* [Given data]
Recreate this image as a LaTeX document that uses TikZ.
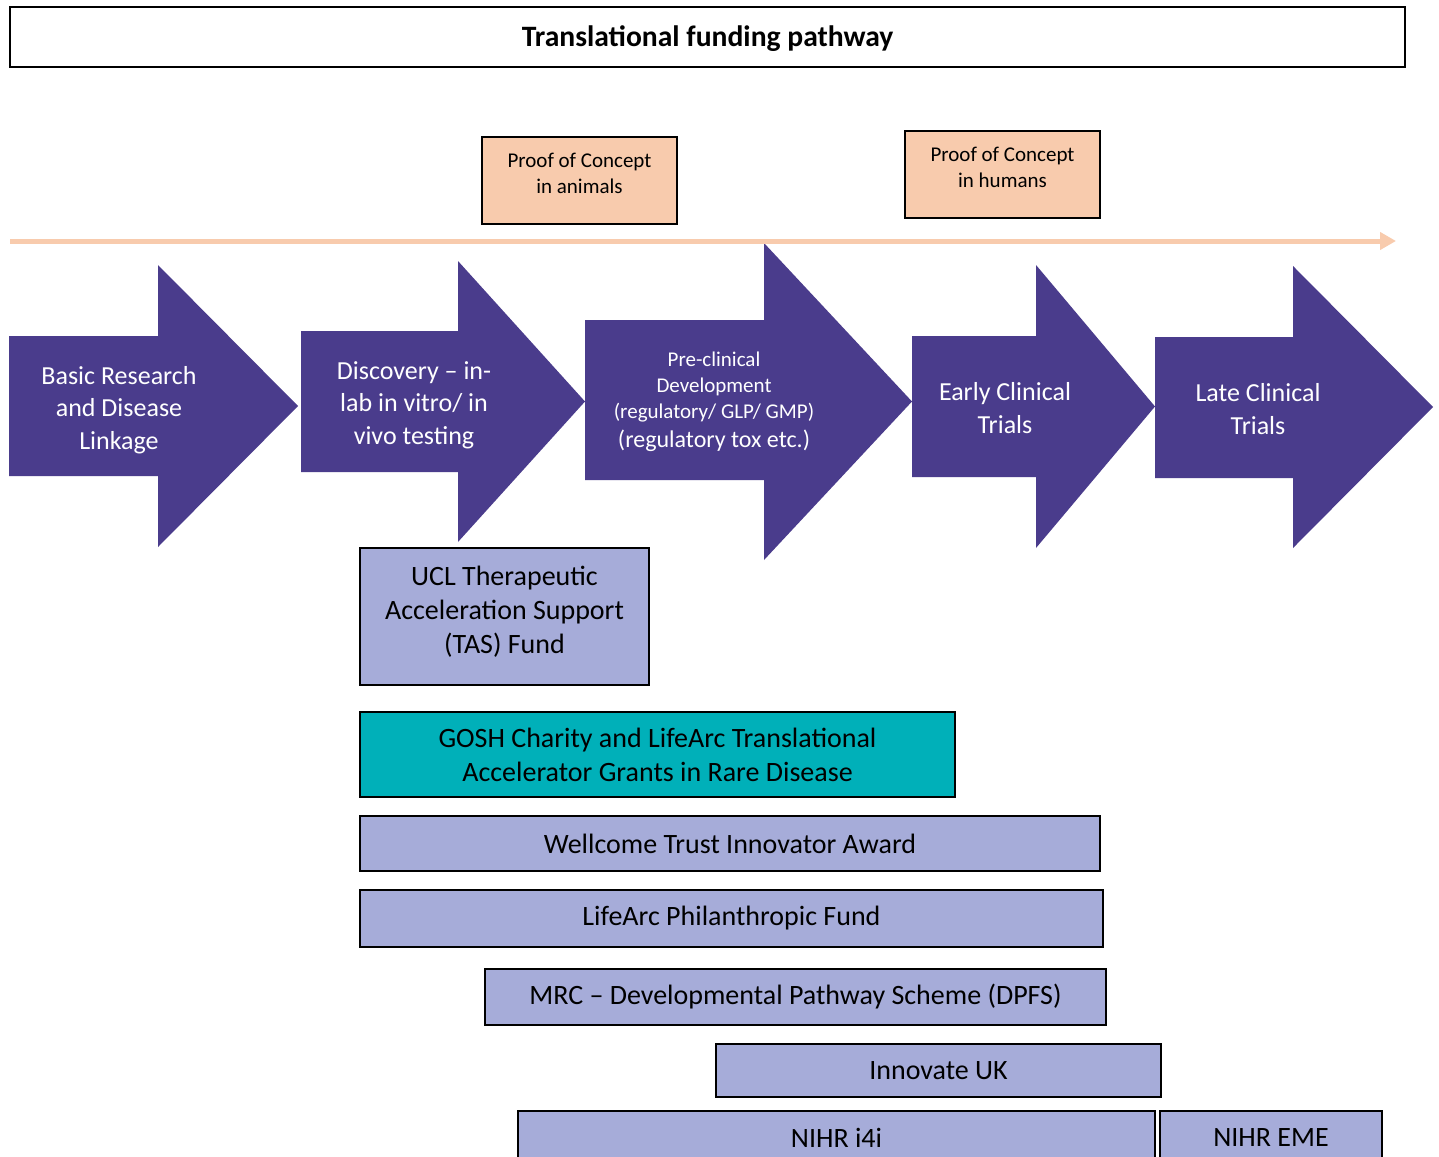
\documentclass[tikz,border=0pt]{standalone}
\usepackage{fontspec}
\setmainfont{Carlito}
\usetikzlibrary{arrows.meta}
\definecolor{stagepurple}{HTML}{4A3C8C}
\definecolor{peach}{HTML}{F8CBAD}
\definecolor{lavender}{HTML}{A6ACD9}
\definecolor{goshteal}{HTML}{00B0B9}
\tikzset{
  stage/.style={fill=stagepurple},
  stagetext/.style={text=white, align=center, inner sep=0pt, font=\fontsize{13}{16.25}\selectfont},
  pocbox/.style={draw=black, line width=0.75pt, fill=peach},
  poctext/.style={align=center, inner sep=0pt, font=\fontsize{10.5}{13}\selectfont},
  fund/.style={draw=black, line width=0.75pt, fill=lavender, align=center, inner sep=0pt, font=\fontsize{14}{17}\selectfont},
  timeline/.style={draw=peach, line width=2.5pt, -{Triangle[length=8pt,width=8.5pt]}}
}
% left : neck : body top : body bottom : head top : head bottom : tip
\def\stagearrow(#1:#2:#3:#4:#5:#6:#7){\fill[stage] (#1,#3) -- (#2,#3) -- (#2,#5) -- (#7,{(#5+#6)/2}) -- (#2,#6) -- (#2,#4) -- (#1,#4) -- cycle;}

\begin{document}
\begin{tikzpicture}[x=0.5pt,y=-0.5pt]
		\clip (0,0) rectangle (1439,1156);
		\fill[white] (0,0) rectangle (1439,1156);
		
		% title
		\node[draw=black, line width=0.75pt, minimum width=697.5pt, minimum height=30pt, inner sep=0pt] (title) at (707.5,37) {};
		\node[font=\fontsize{14.8}{18}\selectfont\bfseries, inner sep=0pt] (titletext) at (707.5,39) {Translational funding pathway};
		
		% proof of concept
		\draw[pocbox] (482,137) rectangle (677,224);
		\node[poctext] (pocanimals) at (579.5,173) {Proof of Concept\\in animals};
		\draw[pocbox] (905,131) rectangle (1100,218);
		\node[poctext] (pochumans) at (1002.5,167) {Proof of Concept\\in humans};
		
		% stages
		\stagearrow(9:158:336:476:265:547:298)
		\stagearrow(301:458:331:472:261:542:585)
		\stagearrow(585:764:320:480:243:560:912)
		\stagearrow(912:1036:336:477:265:548:1155)
		\stagearrow(1155:1293:337:478:266:548:1433)
		
		\node[stagetext] (basic) at (119,410) {Basic Research\\and Disease\\Linkage};
		\node[stagetext] (discovery) at (414,405) {Discovery -- in-\\lab in vitro/ in\\vivo testing};
		\node[stagetext, font=\fontsize{10.5}{13}\selectfont] (preclin) at (714,402) {Pre-clinical\\Development\\(regulatory/ GLP/ GMP)\\[1.5pt]\fontsize{12}{14}\selectfont (regulatory tox etc.)};
		\node[stagetext] (early) at (1005,408) {Early Clinical\\Trials};
		\node[stagetext] (late) at (1258,409) {Late Clinical\\Trials};
		
		% timeline
		\coordinate (tlstart) at (10,241);
		\coordinate (tlend) at (1396,241);
		\draw[timeline] (tlstart) -- (tlend);
		
		% funding schemes
		\node[fund, minimum width=144.5pt, minimum height=68.5pt] (ucl) at (504.5,616.5) {};
		\node[fund, draw=none, fill=none] (ucltext) at (504.5,611.5) {UCL Therapeutic\\Acceleration Support\\(TAS) Fund};
		\node[fund, fill=goshteal, minimum width=297.5pt, minimum height=42.5pt] (gosh) at (657.5,754.5) {GOSH Charity and LifeArc Translational\\Accelerator Grants in Rare Disease};
		\node[fund, minimum width=370pt, minimum height=27.5pt] (wellcome) at (730,843.5) {Wellcome Trust Innovator Award};
		\node[fund, minimum width=371.5pt, minimum height=28.5pt] (lifearc) at (731.5,918.5) {LifeArc Philanthropic Fund};
		\node[fund, minimum width=310.5pt, minimum height=28pt] (mrc) at (795.5,997) {MRC -- Developmental Pathway Scheme (DPFS)};
		\node[fund, minimum width=222.5pt, minimum height=26.5pt] (innovate) at (938.5,1070.5) {Innovate UK};
		\node[fund, minimum width=318.5pt, minimum height=27pt] (i4i) at (836.5,1138) {NIHR i4i};
		\node[fund, minimum width=111pt, minimum height=27pt] (eme) at (1271,1138) {NIHR EME};
		
\end{tikzpicture}
\end{document}
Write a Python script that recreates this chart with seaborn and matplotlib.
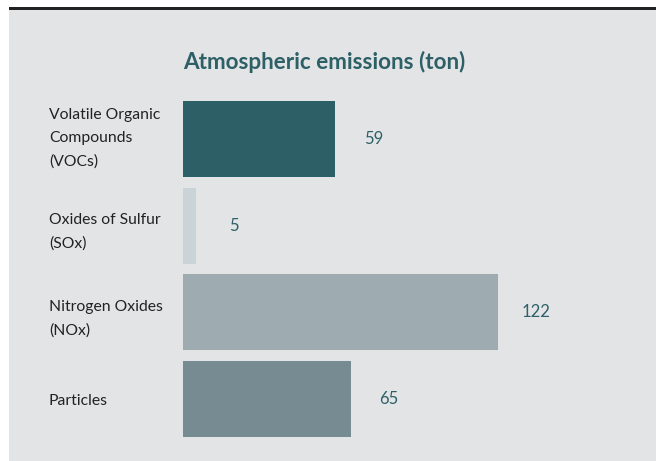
import matplotlib
matplotlib.use("Agg")
import matplotlib.pyplot as plt
import matplotlib.transforms as mtransforms
import seaborn as sns
import pandas as pd
from matplotlib.patches import Rectangle

categories = ["Volatile Organic\nCompounds\n(VOCs)", "Oxides of Sulfur\n(SOx)", "Nitrogen Oxides\n(NOx)", "Particles"]
values = [59, 5, 122, 65]
colors = ["#2d5f66", "#c9d3d8", "#9eabb0", "#778b93"]

df = pd.DataFrame({"category": categories, "value": values})

sns.set_style("white")
plt.rcParams["font.family"] = ["Lato", "DejaVu Sans"]

fig = plt.figure(figsize=(6.56, 4.61), dpi=100)
fig.patch.set_facecolor("white")

# grey panel and dark rule on top
fig.patches.append(Rectangle((9 / 656, 0), 1, (461 - 9) / 461, transform=fig.transFigure,
                             facecolor="#e3e4e6", edgecolor="none", zorder=-2))
fig.patches.append(Rectangle((9 / 656, (461 - 10) / 461), 1, 2.5 / 461, transform=fig.transFigure,
                             facecolor="#222222", edgecolor="none", zorder=-1))

ax = fig.add_axes([183 / 656, 18.65 / 461, 473 / 656, 346.7 / 461])
ax.set_facecolor("none")

sns.barplot(data=df, x="value", y="category", hue="category", palette=colors,
            orient="h", width=0.88, saturation=1, legend=False, linewidth=0, ax=ax)

ax.set_xlim(0, 183.2)
ax.set_ylim(3.5, -0.5)
sns.despine(ax=ax, left=True, bottom=True)
ax.set_xticks([])
ax.set_xlabel("")
ax.set_ylabel("")
ax.tick_params(axis="y", length=0, pad=96.5)
for lbl in ax.get_yticklabels():
    lbl.set_horizontalalignment("left")
    lbl.set_fontsize(11.3)
    lbl.set_color("#222222")
    lbl.set_linespacing(1.85)

# the three-line label sits a little above its bar centre
first = ax.get_yticklabels()[0]
first.set_transform(first.get_transform() + mtransforms.ScaledTranslation(0, 7 / 100, fig.dpi_scale_trans))

for i, v in enumerate(values):
    ax.annotate(str(v), (v, i), xytext=(27.5, 0), textcoords="offset points",
                ha="center", va="center", fontsize=12, color="#2d6068")

fig.text(183 / 656, 1 - 62 / 461, "Atmospheric emissions (ton)", ha="left", va="center",
         fontsize=16.2, fontweight="bold", color="#2d5f66")

fig.savefig("out.png", dpi=100, facecolor=fig.get_facecolor())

* [Brief]
Write out the lines running from the one that contains "Write a Python" through the one that contains "from matplotlib.patches import Rectangle", ends included, and nothing else. Pictures stay out of the copy.

* [Reply to the exercise]
Write a Python script that recreates this chart with seaborn and matplotlib.
import matplotlib
matplotlib.use("Agg")
import matplotlib.pyplot as plt
import matplotlib.transforms as mtransforms
import seaborn as sns
import pandas as pd
from matplotlib.patches import Rectangle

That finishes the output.